In London, finding free Wi-Fi has been about as difficult as finding Platform Nine and Three-Quarters at the train station that goes to Hogwarts. But that may soon change. Until the end of 2011, London will let the public enjoy free Wi-Fi in 26 hotspots downtown, such as Oxford Street, reports BBC News.

The new trial service, sponsored by Nokia, will limit downloads to one megabit per user. That's enough space to look up directions or restaurant reviews, but not enough to watch a video. With luck, that limit will ensure that many people can use the service at the same time in crowded areas.

Unlike some other cities in the U.S. and the world, London has only offered spotty complimentary Wi-Fi over the years in a way easily accessible to international visitors. (Many services required users to have accounts with local phone companies or banks.)

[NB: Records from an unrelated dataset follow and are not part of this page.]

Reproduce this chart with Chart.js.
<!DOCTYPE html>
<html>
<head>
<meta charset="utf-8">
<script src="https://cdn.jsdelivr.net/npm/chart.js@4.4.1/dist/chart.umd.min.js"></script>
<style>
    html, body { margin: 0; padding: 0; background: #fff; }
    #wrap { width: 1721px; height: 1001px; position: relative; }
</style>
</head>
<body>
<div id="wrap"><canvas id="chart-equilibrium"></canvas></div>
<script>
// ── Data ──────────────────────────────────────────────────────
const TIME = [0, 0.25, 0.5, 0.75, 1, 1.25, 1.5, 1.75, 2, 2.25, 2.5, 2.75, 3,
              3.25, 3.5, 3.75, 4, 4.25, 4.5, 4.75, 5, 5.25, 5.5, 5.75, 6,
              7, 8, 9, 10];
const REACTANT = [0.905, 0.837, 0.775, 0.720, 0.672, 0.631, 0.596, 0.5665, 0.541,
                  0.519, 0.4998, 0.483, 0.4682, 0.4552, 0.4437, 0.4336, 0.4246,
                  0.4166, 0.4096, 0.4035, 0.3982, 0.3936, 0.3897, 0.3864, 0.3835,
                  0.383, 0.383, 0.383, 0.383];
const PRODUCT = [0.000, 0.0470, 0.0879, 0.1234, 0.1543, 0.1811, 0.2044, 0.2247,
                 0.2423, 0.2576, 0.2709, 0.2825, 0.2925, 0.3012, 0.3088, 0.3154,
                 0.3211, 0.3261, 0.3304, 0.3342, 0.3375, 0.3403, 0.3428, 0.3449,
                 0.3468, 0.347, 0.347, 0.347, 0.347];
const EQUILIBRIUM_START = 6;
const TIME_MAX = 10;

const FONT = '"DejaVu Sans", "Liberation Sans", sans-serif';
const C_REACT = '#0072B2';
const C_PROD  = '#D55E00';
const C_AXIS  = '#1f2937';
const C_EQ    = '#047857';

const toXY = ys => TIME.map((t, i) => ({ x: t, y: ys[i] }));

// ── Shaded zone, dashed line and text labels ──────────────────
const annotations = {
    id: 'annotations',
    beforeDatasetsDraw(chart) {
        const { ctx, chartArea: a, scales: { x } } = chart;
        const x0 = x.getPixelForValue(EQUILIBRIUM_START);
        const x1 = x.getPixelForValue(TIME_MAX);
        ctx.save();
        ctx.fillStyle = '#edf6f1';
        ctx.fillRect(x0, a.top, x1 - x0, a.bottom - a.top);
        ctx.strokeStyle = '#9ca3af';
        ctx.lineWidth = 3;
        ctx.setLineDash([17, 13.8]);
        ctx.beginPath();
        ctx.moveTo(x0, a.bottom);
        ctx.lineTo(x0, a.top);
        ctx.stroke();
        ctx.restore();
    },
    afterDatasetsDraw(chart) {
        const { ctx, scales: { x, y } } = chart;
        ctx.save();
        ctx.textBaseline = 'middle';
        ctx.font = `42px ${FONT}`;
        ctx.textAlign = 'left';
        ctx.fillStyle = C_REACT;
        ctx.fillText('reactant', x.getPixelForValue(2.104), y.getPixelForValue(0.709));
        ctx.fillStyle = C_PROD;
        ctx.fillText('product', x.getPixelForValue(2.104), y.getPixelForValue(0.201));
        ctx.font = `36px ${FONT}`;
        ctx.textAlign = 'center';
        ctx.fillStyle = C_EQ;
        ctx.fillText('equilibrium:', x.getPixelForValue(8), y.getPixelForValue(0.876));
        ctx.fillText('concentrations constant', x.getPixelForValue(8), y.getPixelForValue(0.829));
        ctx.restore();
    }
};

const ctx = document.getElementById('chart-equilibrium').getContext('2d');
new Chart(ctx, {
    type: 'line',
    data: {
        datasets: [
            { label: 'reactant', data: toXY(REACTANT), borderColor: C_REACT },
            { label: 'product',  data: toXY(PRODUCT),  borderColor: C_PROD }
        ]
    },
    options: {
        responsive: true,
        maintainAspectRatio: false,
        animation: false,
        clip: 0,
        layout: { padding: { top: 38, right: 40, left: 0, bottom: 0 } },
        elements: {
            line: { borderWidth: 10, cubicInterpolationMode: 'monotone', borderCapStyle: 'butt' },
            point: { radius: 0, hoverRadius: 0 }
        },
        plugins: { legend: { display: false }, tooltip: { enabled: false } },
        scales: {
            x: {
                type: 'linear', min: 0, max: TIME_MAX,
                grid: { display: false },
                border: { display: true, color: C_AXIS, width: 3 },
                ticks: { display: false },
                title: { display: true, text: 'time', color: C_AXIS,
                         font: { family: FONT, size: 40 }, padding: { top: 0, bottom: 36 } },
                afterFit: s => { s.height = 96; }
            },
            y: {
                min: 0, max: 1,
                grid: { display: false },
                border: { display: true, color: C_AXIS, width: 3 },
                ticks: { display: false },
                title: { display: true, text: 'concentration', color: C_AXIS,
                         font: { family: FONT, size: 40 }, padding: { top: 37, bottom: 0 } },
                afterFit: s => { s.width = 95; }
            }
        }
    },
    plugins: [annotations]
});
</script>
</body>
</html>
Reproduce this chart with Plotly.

But clever travelers know where to find free Web surfing: First, try McDonald's, Burger King, and Pret a Manger restaurants in the city.

Or, try one of the 400-odd Starbucks coffee shops around town; many provide free Wi-Fi to customers, and as of this fall, you no longer have to own the U.K. version of the Starbucks Card to enjoy this perk. Caffe Nero, a local competitor chain of coffee shops, also introduced free Wi-Fi for customers this fall, though you have to fill out an online registration form with your e-mail address to use it.

You'll also find free Wi-Fi at St. Pancras Station, which is where you can catch the Eurostar train to Paris, and at the Tate Modern museum by the Thames River.